Task requirements ▸
Can you write out the whole listing exactly?

Recorded information ▸

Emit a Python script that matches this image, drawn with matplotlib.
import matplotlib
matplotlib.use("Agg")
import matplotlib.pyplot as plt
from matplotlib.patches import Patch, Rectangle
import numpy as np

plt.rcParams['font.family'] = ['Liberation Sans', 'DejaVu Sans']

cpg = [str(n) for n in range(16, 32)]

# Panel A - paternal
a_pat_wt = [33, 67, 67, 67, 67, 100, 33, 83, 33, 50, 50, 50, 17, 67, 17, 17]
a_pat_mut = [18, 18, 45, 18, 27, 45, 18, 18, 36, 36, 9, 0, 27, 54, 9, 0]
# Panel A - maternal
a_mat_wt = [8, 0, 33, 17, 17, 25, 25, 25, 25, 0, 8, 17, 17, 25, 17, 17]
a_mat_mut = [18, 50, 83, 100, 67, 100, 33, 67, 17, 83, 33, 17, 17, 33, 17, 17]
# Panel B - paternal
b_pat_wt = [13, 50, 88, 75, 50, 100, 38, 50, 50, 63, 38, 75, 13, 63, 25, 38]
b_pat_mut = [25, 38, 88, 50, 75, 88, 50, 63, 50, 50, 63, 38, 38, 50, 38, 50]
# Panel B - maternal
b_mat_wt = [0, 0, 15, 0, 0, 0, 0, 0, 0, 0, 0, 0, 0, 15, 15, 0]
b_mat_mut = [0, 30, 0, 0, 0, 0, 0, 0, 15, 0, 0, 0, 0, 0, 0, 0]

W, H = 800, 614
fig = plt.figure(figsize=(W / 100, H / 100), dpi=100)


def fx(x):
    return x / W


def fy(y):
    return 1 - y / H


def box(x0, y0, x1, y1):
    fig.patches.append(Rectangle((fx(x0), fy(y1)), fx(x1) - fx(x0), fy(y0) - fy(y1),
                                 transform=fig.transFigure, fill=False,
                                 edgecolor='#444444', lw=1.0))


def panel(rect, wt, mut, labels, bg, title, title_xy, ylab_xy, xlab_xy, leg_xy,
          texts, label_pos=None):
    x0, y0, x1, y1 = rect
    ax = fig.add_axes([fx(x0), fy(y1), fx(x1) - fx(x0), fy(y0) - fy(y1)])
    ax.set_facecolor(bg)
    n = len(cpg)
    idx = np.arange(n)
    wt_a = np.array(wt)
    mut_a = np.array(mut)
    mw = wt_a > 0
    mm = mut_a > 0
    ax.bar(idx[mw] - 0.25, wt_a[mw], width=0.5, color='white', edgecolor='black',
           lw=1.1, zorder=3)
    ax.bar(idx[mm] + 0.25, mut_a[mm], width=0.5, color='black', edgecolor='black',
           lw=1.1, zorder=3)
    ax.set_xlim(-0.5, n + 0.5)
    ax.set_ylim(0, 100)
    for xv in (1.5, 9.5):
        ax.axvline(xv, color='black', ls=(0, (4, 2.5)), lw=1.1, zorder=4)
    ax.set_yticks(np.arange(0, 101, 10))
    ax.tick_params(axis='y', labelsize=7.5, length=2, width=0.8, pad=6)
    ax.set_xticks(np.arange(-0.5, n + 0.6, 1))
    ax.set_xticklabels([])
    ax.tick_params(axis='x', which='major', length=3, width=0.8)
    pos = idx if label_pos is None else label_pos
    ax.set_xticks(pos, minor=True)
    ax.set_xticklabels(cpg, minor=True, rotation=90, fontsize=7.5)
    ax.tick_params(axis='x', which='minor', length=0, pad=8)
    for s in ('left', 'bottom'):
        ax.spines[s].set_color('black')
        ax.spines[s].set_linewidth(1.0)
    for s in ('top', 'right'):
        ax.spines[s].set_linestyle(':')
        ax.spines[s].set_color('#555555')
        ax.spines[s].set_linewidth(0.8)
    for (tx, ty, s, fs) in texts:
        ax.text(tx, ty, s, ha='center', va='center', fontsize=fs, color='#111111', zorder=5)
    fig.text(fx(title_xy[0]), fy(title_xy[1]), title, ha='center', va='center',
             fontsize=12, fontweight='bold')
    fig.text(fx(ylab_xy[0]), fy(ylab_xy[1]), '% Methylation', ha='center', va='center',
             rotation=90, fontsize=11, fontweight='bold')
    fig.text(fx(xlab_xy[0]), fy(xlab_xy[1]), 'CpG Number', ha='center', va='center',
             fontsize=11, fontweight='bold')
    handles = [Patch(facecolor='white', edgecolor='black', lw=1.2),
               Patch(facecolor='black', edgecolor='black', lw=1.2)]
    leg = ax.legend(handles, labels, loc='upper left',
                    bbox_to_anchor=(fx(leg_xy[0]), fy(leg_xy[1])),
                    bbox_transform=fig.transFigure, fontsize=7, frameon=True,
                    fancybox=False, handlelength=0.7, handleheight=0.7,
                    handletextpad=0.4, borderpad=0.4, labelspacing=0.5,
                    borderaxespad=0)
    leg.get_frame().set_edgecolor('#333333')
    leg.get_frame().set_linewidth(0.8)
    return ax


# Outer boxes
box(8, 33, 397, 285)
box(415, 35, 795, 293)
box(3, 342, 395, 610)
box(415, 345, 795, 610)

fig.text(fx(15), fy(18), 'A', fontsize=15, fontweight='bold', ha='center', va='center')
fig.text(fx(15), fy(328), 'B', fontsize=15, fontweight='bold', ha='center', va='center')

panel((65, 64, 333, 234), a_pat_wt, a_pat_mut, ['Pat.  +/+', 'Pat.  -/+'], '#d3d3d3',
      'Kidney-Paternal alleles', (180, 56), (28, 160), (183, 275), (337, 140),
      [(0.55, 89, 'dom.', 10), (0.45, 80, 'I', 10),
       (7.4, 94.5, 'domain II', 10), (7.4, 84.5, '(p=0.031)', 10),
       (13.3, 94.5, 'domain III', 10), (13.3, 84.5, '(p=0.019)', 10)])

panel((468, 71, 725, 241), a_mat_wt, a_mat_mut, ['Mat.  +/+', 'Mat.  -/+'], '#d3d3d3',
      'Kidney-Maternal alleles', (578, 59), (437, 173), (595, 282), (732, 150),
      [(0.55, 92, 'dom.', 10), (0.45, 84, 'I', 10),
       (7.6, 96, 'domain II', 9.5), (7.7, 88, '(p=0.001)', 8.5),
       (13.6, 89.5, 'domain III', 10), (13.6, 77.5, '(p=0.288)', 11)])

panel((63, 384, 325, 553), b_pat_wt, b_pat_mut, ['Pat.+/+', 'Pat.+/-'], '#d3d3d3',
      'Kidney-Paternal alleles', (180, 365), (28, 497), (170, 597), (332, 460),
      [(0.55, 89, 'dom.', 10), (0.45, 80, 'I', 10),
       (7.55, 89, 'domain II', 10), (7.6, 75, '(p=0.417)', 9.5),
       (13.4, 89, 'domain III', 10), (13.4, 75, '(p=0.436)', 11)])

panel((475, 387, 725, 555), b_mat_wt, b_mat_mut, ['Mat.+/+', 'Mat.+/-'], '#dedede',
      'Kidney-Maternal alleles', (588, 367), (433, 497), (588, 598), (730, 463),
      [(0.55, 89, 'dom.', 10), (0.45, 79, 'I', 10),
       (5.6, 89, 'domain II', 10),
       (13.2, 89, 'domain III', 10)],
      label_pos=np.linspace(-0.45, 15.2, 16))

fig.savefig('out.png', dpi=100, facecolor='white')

Answer for this exercise ▸
Emit a Python script that matches this image, drawn with matplotlib.
import matplotlib
matplotlib.use("Agg")
import matplotlib.pyplot as plt
from matplotlib.patches import Patch, Rectangle
import numpy as np

plt.rcParams['font.family'] = ['Liberation Sans', 'DejaVu Sans']

cpg = [str(n) for n in range(16, 32)]

# Panel A - paternal
a_pat_wt = [33, 67, 67, 67, 67, 100, 33, 83, 33, 50, 50, 50, 17, 67, 17, 17]
a_pat_mut = [18, 18, 45, 18, 27, 45, 18, 18, 36, 36, 9, 0, 27, 54, 9, 0]
# Panel A - maternal
a_mat_wt = [8, 0, 33, 17, 17, 25, 25, 25, 25, 0, 8, 17, 17, 25, 17, 17]
a_mat_mut = [18, 50, 83, 100, 67, 100, 33, 67, 17, 83, 33, 17, 17, 33, 17, 17]
# Panel B - paternal
b_pat_wt = [13, 50, 88, 75, 50, 100, 38, 50, 50, 63, 38, 75, 13, 63, 25, 38]
b_pat_mut = [25, 38, 88, 50, 75, 88, 50, 63, 50, 50, 63, 38, 38, 50, 38, 50]
# Panel B - maternal
b_mat_wt = [0, 0, 15, 0, 0, 0, 0, 0, 0, 0, 0, 0, 0, 15, 15, 0]
b_mat_mut = [0, 30, 0, 0, 0, 0, 0, 0, 15, 0, 0, 0, 0, 0, 0, 0]

W, H = 800, 614
fig = plt.figure(figsize=(W / 100, H / 100), dpi=100)


def fx(x):
    return x / W


def fy(y):
    return 1 - y / H


def box(x0, y0, x1, y1):
    fig.patches.append(Rectangle((fx(x0), fy(y1)), fx(x1) - fx(x0), fy(y0) - fy(y1),
                                 transform=fig.transFigure, fill=False,
                                 edgecolor='#444444', lw=1.0))


def panel(rect, wt, mut, labels, bg, title, title_xy, ylab_xy, xlab_xy, leg_xy,
          texts, label_pos=None):
    x0, y0, x1, y1 = rect
    ax = fig.add_axes([fx(x0), fy(y1), fx(x1) - fx(x0), fy(y0) - fy(y1)])
    ax.set_facecolor(bg)
    n = len(cpg)
    idx = np.arange(n)
    wt_a = np.array(wt)
    mut_a = np.array(mut)
    mw = wt_a > 0
    mm = mut_a > 0
    ax.bar(idx[mw] - 0.25, wt_a[mw], width=0.5, color='white', edgecolor='black',
           lw=1.1, zorder=3)
    ax.bar(idx[mm] + 0.25, mut_a[mm], width=0.5, color='black', edgecolor='black',
           lw=1.1, zorder=3)
    ax.set_xlim(-0.5, n + 0.5)
    ax.set_ylim(0, 100)
    for xv in (1.5, 9.5):
        ax.axvline(xv, color='black', ls=(0, (4, 2.5)), lw=1.1, zorder=4)
    ax.set_yticks(np.arange(0, 101, 10))
    ax.tick_params(axis='y', labelsize=7.5, length=2, width=0.8, pad=6)
    ax.set_xticks(np.arange(-0.5, n + 0.6, 1))
    ax.set_xticklabels([])
    ax.tick_params(axis='x', which='major', length=3, width=0.8)
    pos = idx if label_pos is None else label_pos
    ax.set_xticks(pos, minor=True)
    ax.set_xticklabels(cpg, minor=True, rotation=90, fontsize=7.5)
    ax.tick_params(axis='x', which='minor', length=0, pad=8)
    for s in ('left', 'bottom'):
        ax.spines[s].set_color('black')
        ax.spines[s].set_linewidth(1.0)
    for s in ('top', 'right'):
        ax.spines[s].set_linestyle(':')
        ax.spines[s].set_color('#555555')
        ax.spines[s].set_linewidth(0.8)
    for (tx, ty, s, fs) in texts:
        ax.text(tx, ty, s, ha='center', va='center', fontsize=fs, color='#111111', zorder=5)
    fig.text(fx(title_xy[0]), fy(title_xy[1]), title, ha='center', va='center',
             fontsize=12, fontweight='bold')
    fig.text(fx(ylab_xy[0]), fy(ylab_xy[1]), '% Methylation', ha='center', va='center',
             rotation=90, fontsize=11, fontweight='bold')
    fig.text(fx(xlab_xy[0]), fy(xlab_xy[1]), 'CpG Number', ha='center', va='center',
             fontsize=11, fontweight='bold')
    handles = [Patch(facecolor='white', edgecolor='black', lw=1.2),
               Patch(facecolor='black', edgecolor='black', lw=1.2)]
    leg = ax.legend(handles, labels, loc='upper left',
                    bbox_to_anchor=(fx(leg_xy[0]), fy(leg_xy[1])),
                    bbox_transform=fig.transFigure, fontsize=7, frameon=True,
                    fancybox=False, handlelength=0.7, handleheight=0.7,
                    handletextpad=0.4, borderpad=0.4, labelspacing=0.5,
                    borderaxespad=0)
    leg.get_frame().set_edgecolor('#333333')
    leg.get_frame().set_linewidth(0.8)
    return ax


# Outer boxes
box(8, 33, 397, 285)
box(415, 35, 795, 293)
box(3, 342, 395, 610)
box(415, 345, 795, 610)

fig.text(fx(15), fy(18), 'A', fontsize=15, fontweight='bold', ha='center', va='center')
fig.text(fx(15), fy(328), 'B', fontsize=15, fontweight='bold', ha='center', va='center')

panel((65, 64, 333, 234), a_pat_wt, a_pat_mut, ['Pat.  +/+', 'Pat.  -/+'], '#d3d3d3',
      'Kidney-Paternal alleles', (180, 56), (28, 160), (183, 275), (337, 140),
      [(0.55, 89, 'dom.', 10), (0.45, 80, 'I', 10),
       (7.4, 94.5, 'domain II', 10), (7.4, 84.5, '(p=0.031)', 10),
       (13.3, 94.5, 'domain III', 10), (13.3, 84.5, '(p=0.019)', 10)])

panel((468, 71, 725, 241), a_mat_wt, a_mat_mut, ['Mat.  +/+', 'Mat.  -/+'], '#d3d3d3',
      'Kidney-Maternal alleles', (578, 59), (437, 173), (595, 282), (732, 150),
      [(0.55, 92, 'dom.', 10), (0.45, 84, 'I', 10),
       (7.6, 96, 'domain II', 9.5), (7.7, 88, '(p=0.001)', 8.5),
       (13.6, 89.5, 'domain III', 10), (13.6, 77.5, '(p=0.288)', 11)])

panel((63, 384, 325, 553), b_pat_wt, b_pat_mut, ['Pat.+/+', 'Pat.+/-'], '#d3d3d3',
      'Kidney-Paternal alleles', (180, 365), (28, 497), (170, 597), (332, 460),
      [(0.55, 89, 'dom.', 10), (0.45, 80, 'I', 10),
       (7.55, 89, 'domain II', 10), (7.6, 75, '(p=0.417)', 9.5),
       (13.4, 89, 'domain III', 10), (13.4, 75, '(p=0.436)', 11)])

panel((475, 387, 725, 555), b_mat_wt, b_mat_mut, ['Mat.+/+', 'Mat.+/-'], '#dedede',
      'Kidney-Maternal alleles', (588, 367), (433, 497), (588, 598), (730, 463),
      [(0.55, 89, 'dom.', 10), (0.45, 79, 'I', 10),
       (5.6, 89, 'domain II', 10),
       (13.2, 89, 'domain III', 10)],
      label_pos=np.linspace(-0.45, 15.2, 16))

fig.savefig('out.png', dpi=100, facecolor='white')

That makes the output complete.